What happens when wine is made by a podcaster, traveller of the known and unknown wine world, father and nice guy to boot? You get Vino Intrepido. James Scarcebrook aka The Intrepid Wino is a busy lad that loves wine. In 2016 he started a project for his interest and fun to see what it is like to make wine. And to see if he can make the wines express what he had in his head. In 2017 the range expanded from one batch to several and this is the first release.
One of many stars in Melbourne’s dress circle of vineyards. Varied success depending on terroir and winemaker but the best are outstanding. Pinot Noir and Chardonnay can excel with Riesling, Pinot Gris and Sparkling all capable of impressive wines too.
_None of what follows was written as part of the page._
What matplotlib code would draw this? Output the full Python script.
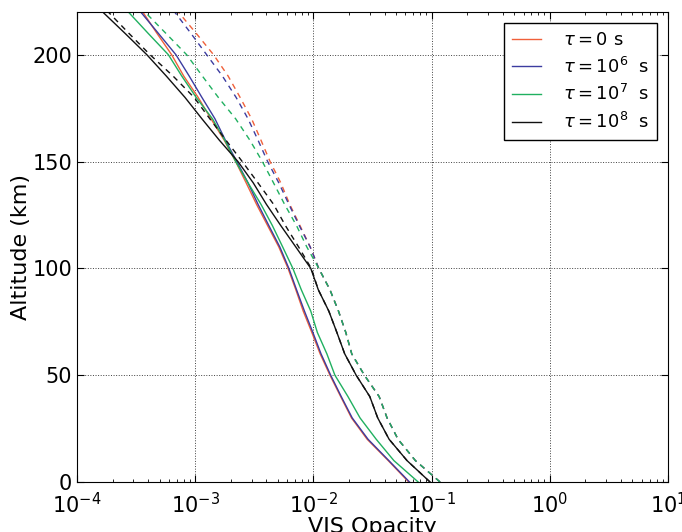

Historically important white variety. Now almost exclusively from Campania in Italy. Very rich and complex wines with the ability to age. Tends to be quite rich and phenolic. It excels in sites where it can retain some acidity and therefore freshness. It is becoming popular in Australia as the hot, dry conditions of Southern Italy are comparable to our climate here. Not a wine to age, the best are thrilling from release.